- To do -
Nothing but the lines from the top of the data to the line holding "(11,11) rectangle (1194,1236);" should be printed, word for word and both ends included; leave the pictures out.

- Data lines -
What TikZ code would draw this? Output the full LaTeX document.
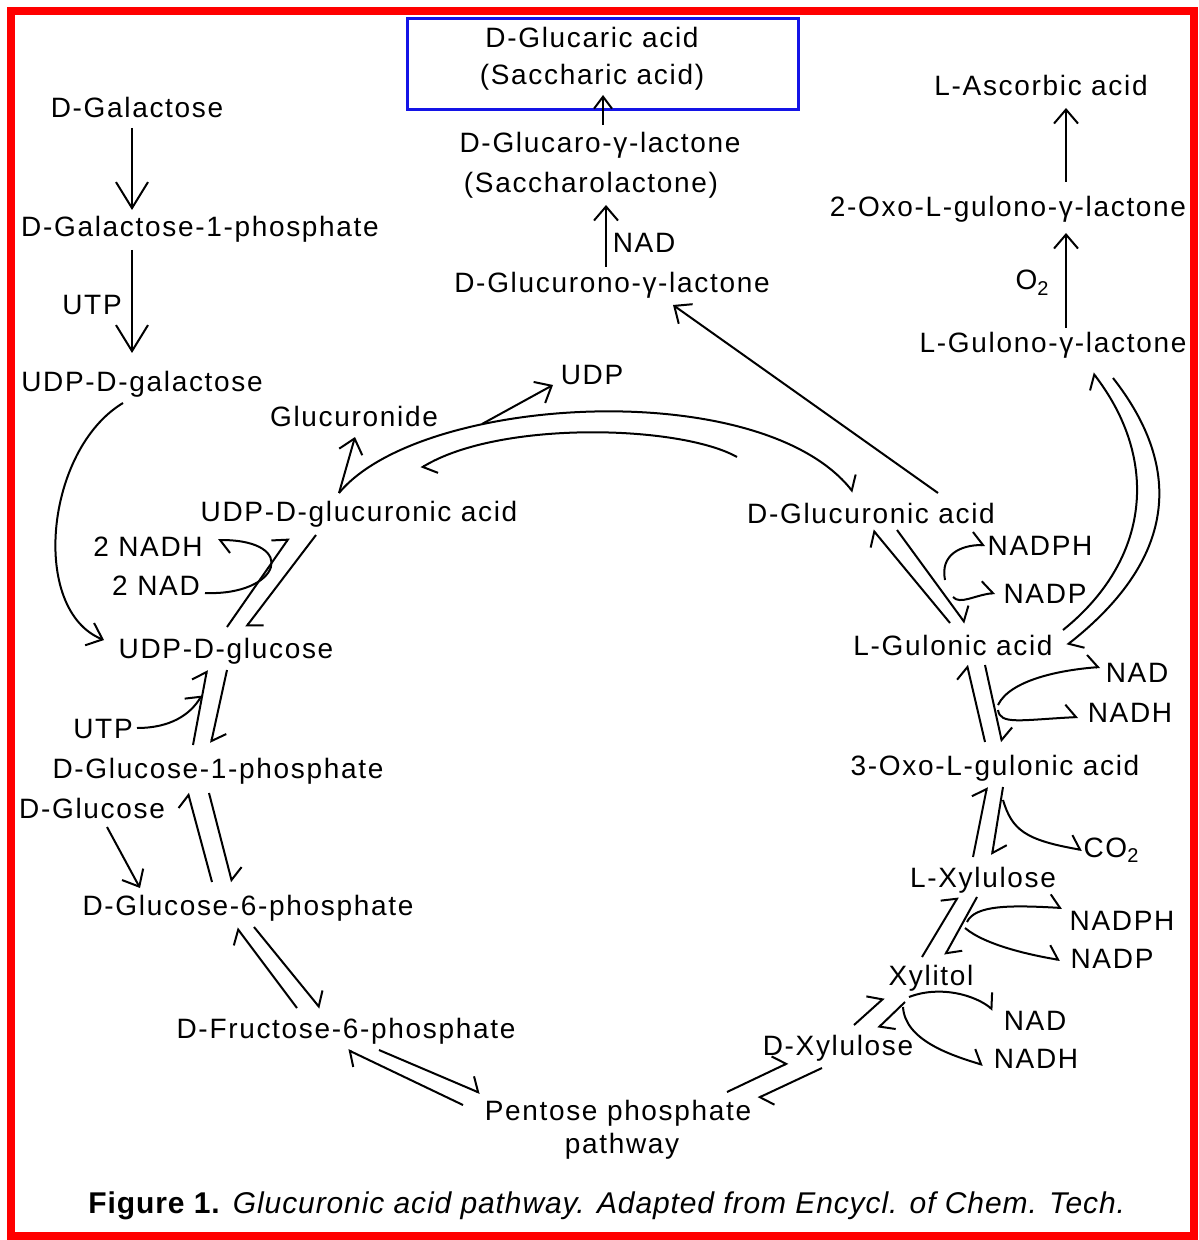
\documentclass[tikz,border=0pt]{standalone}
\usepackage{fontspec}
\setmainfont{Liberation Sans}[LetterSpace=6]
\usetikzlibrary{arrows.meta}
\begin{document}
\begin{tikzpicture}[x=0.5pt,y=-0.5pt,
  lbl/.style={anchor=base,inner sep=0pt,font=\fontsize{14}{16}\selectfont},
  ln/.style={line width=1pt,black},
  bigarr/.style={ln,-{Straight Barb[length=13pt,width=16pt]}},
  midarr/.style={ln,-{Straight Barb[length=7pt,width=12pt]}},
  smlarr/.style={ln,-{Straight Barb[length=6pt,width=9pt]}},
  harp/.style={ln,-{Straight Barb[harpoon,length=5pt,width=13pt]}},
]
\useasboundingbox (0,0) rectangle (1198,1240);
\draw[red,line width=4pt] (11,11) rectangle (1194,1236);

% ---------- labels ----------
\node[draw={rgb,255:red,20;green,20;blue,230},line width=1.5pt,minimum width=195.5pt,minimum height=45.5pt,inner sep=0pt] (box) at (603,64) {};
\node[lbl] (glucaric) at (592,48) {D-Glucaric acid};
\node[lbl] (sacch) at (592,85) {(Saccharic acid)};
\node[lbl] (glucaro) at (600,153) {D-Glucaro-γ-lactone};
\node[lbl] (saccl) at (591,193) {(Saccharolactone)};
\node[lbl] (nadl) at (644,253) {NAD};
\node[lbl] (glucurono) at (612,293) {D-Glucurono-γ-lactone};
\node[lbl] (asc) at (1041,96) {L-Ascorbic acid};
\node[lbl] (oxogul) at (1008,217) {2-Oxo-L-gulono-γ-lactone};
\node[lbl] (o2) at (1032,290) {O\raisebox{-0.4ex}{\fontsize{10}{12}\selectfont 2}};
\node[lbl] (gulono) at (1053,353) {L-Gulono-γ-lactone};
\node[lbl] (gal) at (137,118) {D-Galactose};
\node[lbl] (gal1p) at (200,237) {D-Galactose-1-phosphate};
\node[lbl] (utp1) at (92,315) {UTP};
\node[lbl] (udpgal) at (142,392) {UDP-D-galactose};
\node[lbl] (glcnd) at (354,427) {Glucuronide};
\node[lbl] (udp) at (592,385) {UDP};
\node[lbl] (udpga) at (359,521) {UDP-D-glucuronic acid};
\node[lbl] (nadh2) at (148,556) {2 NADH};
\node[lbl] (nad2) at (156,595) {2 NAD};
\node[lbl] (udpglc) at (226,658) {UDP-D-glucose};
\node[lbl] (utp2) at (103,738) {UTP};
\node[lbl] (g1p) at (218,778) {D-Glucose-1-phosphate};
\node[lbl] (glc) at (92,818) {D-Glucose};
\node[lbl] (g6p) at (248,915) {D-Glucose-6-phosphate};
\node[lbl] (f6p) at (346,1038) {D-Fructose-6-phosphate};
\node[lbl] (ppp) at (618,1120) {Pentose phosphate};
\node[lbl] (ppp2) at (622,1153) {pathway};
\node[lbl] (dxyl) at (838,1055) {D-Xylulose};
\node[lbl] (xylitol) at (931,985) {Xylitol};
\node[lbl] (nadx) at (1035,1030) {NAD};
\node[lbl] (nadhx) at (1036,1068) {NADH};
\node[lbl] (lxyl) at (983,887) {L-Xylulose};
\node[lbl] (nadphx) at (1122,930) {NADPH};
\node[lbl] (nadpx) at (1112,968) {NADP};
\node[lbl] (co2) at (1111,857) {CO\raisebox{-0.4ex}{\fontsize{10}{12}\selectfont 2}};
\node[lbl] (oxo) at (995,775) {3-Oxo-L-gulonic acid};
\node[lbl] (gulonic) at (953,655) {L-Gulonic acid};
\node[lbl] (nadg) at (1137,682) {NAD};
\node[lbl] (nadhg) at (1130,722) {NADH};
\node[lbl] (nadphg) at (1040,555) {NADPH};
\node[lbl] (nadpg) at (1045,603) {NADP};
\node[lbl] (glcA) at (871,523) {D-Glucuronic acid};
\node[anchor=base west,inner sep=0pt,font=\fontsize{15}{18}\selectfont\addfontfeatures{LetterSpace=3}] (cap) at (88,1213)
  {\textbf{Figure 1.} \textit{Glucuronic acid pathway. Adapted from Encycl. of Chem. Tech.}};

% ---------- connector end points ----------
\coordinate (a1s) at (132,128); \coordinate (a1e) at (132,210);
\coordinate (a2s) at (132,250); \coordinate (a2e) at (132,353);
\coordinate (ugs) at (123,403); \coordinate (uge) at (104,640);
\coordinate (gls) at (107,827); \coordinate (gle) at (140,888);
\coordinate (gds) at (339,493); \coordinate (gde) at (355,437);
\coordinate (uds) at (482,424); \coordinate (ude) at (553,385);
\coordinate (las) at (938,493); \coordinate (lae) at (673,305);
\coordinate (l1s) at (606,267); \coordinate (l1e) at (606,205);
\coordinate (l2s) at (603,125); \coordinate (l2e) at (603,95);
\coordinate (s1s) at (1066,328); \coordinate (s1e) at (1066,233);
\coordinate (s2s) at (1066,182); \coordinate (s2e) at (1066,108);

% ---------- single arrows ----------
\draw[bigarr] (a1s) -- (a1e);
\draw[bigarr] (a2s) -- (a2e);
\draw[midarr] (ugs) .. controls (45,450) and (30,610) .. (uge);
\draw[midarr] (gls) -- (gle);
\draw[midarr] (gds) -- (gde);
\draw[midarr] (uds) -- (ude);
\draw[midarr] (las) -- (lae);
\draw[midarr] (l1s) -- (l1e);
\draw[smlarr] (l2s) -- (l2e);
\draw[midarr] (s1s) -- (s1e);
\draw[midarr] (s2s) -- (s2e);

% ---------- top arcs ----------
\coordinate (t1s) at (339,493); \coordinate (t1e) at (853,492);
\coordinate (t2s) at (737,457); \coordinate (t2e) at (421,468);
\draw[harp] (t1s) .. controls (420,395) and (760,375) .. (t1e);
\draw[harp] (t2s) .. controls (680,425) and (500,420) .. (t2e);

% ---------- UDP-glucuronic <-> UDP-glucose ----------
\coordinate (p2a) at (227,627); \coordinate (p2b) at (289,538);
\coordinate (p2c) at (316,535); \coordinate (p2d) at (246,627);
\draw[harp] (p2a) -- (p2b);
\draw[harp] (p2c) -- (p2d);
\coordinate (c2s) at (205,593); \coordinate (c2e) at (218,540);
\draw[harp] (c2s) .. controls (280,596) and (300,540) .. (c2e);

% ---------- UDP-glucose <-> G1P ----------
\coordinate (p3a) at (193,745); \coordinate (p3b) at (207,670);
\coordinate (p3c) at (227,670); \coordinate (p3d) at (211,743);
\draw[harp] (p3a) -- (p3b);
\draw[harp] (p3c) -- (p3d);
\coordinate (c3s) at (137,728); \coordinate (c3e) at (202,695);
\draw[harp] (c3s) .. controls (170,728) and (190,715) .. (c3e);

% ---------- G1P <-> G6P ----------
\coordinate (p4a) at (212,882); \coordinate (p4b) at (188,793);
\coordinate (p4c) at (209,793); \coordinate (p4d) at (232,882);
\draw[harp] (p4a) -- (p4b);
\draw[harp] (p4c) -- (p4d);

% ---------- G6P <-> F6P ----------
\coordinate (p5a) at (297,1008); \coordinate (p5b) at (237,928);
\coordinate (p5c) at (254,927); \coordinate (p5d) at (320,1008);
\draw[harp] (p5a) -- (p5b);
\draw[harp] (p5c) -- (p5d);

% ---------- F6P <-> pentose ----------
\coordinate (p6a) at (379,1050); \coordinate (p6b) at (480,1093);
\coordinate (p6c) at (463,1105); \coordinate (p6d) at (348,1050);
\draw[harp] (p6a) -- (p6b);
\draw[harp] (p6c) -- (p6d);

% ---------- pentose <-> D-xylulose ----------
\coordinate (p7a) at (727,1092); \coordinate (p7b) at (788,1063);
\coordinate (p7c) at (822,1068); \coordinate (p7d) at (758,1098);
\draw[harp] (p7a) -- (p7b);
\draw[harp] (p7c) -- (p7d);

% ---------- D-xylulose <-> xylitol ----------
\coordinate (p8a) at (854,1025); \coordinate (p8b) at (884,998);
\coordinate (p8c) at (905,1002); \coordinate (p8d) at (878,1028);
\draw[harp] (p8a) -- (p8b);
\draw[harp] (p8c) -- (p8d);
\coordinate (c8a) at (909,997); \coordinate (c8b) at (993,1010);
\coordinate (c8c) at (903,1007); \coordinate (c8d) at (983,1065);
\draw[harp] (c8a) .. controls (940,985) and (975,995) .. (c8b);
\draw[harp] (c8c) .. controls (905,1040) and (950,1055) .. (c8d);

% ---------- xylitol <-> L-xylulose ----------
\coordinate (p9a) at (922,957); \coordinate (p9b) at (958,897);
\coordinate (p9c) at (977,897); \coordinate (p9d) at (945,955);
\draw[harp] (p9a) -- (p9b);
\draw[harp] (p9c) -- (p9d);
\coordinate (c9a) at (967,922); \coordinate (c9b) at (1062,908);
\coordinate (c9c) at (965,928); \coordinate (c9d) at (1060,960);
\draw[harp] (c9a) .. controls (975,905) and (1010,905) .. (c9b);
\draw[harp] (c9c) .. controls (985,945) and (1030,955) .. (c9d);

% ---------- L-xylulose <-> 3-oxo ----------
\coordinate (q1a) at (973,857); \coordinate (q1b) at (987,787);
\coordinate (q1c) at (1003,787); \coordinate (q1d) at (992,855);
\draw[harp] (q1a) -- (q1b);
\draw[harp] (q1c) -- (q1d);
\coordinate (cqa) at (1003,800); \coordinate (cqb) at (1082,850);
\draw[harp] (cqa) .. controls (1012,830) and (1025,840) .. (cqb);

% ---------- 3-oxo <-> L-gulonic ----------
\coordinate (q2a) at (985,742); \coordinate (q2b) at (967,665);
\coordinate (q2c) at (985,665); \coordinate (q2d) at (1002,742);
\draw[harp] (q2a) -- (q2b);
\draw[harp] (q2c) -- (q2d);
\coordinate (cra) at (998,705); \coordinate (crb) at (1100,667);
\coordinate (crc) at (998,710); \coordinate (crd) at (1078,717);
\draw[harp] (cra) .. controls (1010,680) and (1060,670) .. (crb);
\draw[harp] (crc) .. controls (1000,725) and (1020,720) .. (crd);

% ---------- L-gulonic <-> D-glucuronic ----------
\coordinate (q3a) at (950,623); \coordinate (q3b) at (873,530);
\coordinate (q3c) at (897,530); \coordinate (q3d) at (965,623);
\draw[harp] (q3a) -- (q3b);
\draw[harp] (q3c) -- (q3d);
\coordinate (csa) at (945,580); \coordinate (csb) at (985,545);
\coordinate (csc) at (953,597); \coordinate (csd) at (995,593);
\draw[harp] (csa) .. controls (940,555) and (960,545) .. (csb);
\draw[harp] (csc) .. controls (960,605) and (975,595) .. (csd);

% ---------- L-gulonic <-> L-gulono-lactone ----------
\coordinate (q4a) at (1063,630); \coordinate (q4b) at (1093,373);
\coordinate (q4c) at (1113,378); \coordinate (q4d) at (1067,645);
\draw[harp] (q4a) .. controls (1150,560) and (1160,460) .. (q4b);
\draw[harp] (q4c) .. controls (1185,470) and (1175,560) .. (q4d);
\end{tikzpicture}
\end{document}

- Task output -
What TikZ code would draw this? Output the full LaTeX document.
\documentclass[tikz,border=0pt]{standalone}
\usepackage{fontspec}
\setmainfont{Liberation Sans}[LetterSpace=6]
\usetikzlibrary{arrows.meta}
\begin{document}
\begin{tikzpicture}[x=0.5pt,y=-0.5pt,
  lbl/.style={anchor=base,inner sep=0pt,font=\fontsize{14}{16}\selectfont},
  ln/.style={line width=1pt,black},
  bigarr/.style={ln,-{Straight Barb[length=13pt,width=16pt]}},
  midarr/.style={ln,-{Straight Barb[length=7pt,width=12pt]}},
  smlarr/.style={ln,-{Straight Barb[length=6pt,width=9pt]}},
  harp/.style={ln,-{Straight Barb[harpoon,length=5pt,width=13pt]}},
]
\useasboundingbox (0,0) rectangle (1198,1240);
\draw[red,line width=4pt] (11,11) rectangle (1194,1236);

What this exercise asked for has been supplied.